→ Aim
Return the number of lines holding "React", with nothing added.

→ Provided data
○ ○ ○ ○ ○

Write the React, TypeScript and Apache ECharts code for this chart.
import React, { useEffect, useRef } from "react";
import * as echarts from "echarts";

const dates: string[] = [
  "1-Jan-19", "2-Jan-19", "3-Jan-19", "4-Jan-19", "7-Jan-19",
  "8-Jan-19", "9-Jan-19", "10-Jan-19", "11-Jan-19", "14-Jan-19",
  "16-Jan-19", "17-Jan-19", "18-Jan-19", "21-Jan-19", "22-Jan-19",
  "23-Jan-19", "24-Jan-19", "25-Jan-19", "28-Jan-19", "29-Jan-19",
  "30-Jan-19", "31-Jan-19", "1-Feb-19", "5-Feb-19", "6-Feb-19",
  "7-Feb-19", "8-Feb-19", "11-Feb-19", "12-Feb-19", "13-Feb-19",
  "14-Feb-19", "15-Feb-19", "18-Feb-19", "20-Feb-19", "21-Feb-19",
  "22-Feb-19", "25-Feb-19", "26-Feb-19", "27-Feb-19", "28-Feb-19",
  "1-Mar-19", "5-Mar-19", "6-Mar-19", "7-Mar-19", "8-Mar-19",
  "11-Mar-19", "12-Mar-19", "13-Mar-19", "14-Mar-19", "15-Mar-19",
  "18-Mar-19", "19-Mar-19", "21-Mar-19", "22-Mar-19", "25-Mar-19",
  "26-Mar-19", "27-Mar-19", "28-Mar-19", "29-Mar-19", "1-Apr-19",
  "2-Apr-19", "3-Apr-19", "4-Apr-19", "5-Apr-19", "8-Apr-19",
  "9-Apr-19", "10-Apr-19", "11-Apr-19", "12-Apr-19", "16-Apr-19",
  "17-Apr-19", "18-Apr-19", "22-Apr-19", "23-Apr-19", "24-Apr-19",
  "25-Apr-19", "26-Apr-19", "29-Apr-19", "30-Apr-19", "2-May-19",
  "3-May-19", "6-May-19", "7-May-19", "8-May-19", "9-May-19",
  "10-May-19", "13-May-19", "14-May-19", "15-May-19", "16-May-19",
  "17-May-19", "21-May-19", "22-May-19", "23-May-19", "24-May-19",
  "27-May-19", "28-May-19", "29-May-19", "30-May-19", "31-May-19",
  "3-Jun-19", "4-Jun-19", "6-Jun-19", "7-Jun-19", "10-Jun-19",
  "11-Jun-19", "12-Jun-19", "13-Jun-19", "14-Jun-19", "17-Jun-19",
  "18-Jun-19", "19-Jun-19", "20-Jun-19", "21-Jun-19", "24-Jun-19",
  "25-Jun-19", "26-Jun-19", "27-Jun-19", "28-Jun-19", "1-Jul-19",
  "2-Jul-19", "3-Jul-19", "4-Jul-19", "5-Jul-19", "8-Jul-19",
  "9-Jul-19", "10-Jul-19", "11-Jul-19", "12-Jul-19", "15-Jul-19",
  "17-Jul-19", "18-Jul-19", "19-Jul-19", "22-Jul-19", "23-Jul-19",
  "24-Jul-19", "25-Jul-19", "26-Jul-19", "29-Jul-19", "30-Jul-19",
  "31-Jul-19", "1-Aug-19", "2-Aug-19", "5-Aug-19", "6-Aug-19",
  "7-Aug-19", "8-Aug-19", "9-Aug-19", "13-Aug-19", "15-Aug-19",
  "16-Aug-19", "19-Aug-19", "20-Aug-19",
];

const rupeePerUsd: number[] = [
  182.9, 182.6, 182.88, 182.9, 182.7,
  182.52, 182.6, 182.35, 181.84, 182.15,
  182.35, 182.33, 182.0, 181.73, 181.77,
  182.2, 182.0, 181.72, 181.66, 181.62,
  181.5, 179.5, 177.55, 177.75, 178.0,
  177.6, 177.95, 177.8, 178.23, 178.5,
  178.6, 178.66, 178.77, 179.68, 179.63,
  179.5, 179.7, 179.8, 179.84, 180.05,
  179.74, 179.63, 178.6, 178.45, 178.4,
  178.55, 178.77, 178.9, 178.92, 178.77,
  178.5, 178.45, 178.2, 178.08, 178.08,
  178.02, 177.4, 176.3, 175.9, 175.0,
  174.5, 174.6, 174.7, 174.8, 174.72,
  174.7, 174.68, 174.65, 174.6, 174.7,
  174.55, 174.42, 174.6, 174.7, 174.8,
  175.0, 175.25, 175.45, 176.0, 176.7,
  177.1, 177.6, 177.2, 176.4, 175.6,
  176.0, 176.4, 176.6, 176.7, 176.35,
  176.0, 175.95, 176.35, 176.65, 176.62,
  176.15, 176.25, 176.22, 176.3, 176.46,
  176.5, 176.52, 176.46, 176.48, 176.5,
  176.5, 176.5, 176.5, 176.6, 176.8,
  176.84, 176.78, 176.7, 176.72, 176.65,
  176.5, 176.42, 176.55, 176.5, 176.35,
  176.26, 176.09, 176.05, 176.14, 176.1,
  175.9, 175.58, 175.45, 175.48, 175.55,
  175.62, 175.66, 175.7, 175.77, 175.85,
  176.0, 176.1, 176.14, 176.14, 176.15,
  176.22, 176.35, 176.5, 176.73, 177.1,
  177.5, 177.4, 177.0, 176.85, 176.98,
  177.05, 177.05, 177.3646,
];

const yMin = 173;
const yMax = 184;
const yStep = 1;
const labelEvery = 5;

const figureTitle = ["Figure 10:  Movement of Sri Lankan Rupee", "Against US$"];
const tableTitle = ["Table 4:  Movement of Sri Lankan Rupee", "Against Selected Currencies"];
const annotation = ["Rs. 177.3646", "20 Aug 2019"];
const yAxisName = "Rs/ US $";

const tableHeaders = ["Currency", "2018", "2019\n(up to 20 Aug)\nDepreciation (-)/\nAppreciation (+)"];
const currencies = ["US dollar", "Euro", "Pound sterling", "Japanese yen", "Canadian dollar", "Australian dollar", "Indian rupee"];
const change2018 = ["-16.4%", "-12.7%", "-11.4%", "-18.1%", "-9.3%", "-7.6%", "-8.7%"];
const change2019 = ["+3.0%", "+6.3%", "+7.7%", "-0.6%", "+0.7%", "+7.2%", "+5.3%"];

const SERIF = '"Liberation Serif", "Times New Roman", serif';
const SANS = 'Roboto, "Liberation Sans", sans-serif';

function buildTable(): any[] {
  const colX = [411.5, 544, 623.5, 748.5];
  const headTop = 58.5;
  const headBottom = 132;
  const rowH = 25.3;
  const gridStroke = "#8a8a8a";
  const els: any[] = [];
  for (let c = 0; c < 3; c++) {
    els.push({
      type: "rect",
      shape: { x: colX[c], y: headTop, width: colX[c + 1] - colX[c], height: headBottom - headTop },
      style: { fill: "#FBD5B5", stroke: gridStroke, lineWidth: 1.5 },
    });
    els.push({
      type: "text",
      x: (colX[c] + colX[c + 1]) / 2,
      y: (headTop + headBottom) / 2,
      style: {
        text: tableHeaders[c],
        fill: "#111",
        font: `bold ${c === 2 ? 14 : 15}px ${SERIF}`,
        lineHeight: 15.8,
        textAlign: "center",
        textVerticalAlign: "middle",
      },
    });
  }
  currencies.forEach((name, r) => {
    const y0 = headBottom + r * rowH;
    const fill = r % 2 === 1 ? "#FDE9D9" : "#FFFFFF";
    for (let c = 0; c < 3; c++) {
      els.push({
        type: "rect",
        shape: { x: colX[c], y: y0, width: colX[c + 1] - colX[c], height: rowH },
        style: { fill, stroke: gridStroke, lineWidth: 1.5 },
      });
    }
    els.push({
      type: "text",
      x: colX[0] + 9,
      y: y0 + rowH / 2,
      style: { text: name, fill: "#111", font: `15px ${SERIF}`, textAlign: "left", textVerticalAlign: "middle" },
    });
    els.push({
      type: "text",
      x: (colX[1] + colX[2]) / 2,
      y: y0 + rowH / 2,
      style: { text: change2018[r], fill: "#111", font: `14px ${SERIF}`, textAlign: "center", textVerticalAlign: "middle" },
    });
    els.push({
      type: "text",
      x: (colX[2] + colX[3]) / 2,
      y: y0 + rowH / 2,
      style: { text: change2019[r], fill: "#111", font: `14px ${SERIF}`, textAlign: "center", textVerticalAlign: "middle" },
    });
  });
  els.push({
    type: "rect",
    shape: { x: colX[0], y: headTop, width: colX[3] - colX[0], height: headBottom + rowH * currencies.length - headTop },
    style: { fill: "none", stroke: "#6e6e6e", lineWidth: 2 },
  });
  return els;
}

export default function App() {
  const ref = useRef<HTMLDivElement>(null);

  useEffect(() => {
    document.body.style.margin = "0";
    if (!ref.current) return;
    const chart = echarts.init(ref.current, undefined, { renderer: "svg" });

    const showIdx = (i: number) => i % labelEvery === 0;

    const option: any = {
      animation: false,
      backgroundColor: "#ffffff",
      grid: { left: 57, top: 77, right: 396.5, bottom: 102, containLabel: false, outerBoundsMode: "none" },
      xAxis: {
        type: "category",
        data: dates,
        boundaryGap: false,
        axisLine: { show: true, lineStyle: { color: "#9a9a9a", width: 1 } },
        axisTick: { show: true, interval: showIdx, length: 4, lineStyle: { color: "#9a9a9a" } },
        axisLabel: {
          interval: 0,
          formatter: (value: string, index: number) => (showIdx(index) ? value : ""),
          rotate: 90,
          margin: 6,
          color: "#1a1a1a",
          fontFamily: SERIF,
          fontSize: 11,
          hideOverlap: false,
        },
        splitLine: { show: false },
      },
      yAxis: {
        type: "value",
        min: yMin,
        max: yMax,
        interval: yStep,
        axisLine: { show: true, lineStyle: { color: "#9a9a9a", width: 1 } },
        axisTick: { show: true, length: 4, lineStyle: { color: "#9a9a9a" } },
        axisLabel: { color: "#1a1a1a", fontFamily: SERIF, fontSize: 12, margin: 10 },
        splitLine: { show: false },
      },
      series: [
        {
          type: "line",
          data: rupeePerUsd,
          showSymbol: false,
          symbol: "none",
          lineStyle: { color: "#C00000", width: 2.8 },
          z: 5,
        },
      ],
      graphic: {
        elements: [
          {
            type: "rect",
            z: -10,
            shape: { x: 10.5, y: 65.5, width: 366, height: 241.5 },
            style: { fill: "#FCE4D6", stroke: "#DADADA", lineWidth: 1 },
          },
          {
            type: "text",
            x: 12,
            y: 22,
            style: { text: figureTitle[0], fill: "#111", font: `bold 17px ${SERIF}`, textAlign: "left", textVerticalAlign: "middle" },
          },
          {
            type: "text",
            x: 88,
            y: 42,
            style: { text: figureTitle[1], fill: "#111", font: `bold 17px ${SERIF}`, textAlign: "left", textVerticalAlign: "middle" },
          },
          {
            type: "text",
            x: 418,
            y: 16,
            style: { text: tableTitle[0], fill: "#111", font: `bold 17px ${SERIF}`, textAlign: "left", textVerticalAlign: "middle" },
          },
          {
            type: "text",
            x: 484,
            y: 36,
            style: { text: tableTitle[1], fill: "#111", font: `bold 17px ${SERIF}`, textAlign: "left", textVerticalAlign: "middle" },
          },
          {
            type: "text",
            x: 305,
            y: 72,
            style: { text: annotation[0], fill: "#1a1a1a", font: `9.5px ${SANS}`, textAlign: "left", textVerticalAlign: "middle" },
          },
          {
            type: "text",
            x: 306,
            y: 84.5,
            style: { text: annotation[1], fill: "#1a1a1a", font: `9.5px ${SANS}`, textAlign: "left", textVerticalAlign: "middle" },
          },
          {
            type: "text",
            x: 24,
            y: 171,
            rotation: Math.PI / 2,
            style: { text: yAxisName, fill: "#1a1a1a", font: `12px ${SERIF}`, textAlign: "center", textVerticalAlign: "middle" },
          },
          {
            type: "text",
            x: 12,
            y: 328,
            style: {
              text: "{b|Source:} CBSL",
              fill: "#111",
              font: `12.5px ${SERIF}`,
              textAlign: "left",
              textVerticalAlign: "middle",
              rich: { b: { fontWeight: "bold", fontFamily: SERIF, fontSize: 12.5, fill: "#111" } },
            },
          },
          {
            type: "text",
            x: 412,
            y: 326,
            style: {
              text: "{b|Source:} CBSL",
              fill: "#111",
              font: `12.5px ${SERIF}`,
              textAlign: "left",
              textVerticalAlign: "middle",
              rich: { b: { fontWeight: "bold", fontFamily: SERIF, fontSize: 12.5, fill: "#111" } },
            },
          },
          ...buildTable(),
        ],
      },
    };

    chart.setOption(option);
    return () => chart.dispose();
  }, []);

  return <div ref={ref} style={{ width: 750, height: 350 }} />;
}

○ ○ ○ ○ ○

→ Reply
2